Boudin’s father was a marine pilot from Honfleur, and the artist’s early exposure to the sea seemed to lead to a lifelong need to paint it. Both painters had commercial success depicting the bourgeois society of the beaches. Boudin practically invented the genre of plages mondaines, though it is quite striking that in his work we are always somewhat detached from the figures of the crowd, who are usually too far away for their faces to be seen. There is something fleeting about them, like a cloud lingering in the Normandy sky only for a moment. On the whole, the Channel waters and the sky dominate.

Monet’s beach scenes tend to be more individualized, something that can be seen in his 1870 painting Camille on the Beach in Trouville, which places his beloved wife in the foreground, leaving only a small strip for the sky. They are also more compositionally adventurous. In the tel des Roches Noires in Trouville (1870), a steep diagonal axis separates the sky from the building. These were some of Monet’s last paintings before he left for London after the Franco–Prussian war.

Boudin made the most of the relative rapidity of pastel as a technique, and the quickly executed studies capture the spontaneous changes of the skies.

Perhaps most interesting is the collection of Boudin’s pastels. Boudin was too modest to consider these weather studies, which were drawn rapidly to capture the light and color of a particular moment in the sky, as completed works, but they surely prefigure the looser brushwork and instantanéité of Impressionism. They were highly praised by Monet, Baudelaire, Corot, and Courbet, among others. It is easy to see why. Boudin made the most of the relative rapidity of pastel as a technique, and the quickly executed studies capture the spontaneous changes of the skies. For Baudelaire, they were “like an intoxicating liquor or like the eloquence of opium.”

Despite this brilliance, however, it cannot be said that Boudin ever really reached the creative heights of Monet.

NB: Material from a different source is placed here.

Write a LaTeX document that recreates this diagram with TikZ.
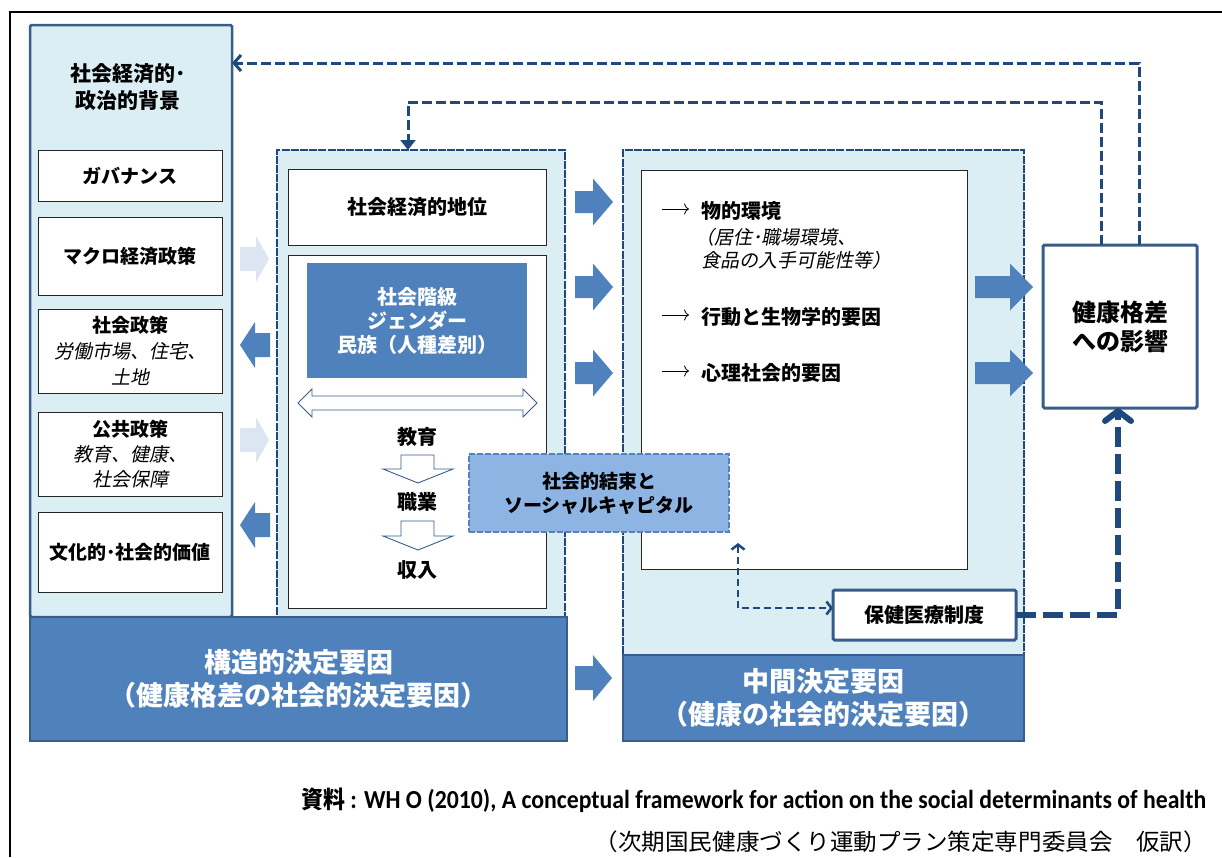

Monet’s fugitive pink lights of dawn and dusk, his buildings in changeable London fog, or his nearly abstract waterlilies do not have any true equivalent in Boudin. (Anyone who wants to see an anachronistically impressionistic sea is advised to go to the nearby Museo Del Prado and see the sea in Andrea Mantegna’s Death of the Virgin [ca. 1462–64].)  It is true that Boudin adopted the manner of Impressionism in the latter part of his career. This can be seen by comparing the successive paintings of the docks at Trouville that he made over the course of his life; the brushwork becomes looser and the composition less formal. He even exhibited in the Impressionist exhibition of 1874, although it seems that he did not consider himself truly part of this movement.

It is rare for a master to be eclipsed in this way by a protégé without some bitterness, but Boudin seems not to have minded. He was recognized late in life with commercial success and various awards, but, despite a sojourn in the south of France, he ended his artistic career much as he began, painting the skies and sea in his beloved Normandy. Toward the end of his career, he had doubts about what he had achieved: “I have spent too much time exploring fleeting effects of the sky and sea.” He was a modest, even self-deprecating man, who never considered himself a radical. Perhaps his modesty contributed to his relative lack of fame compared to the Impressionists themselves. “Monet/Boudin” is a compelling exhibition that strives to show us the older painter’s proper place in history: the man who taught the Impressionists how to see the skies.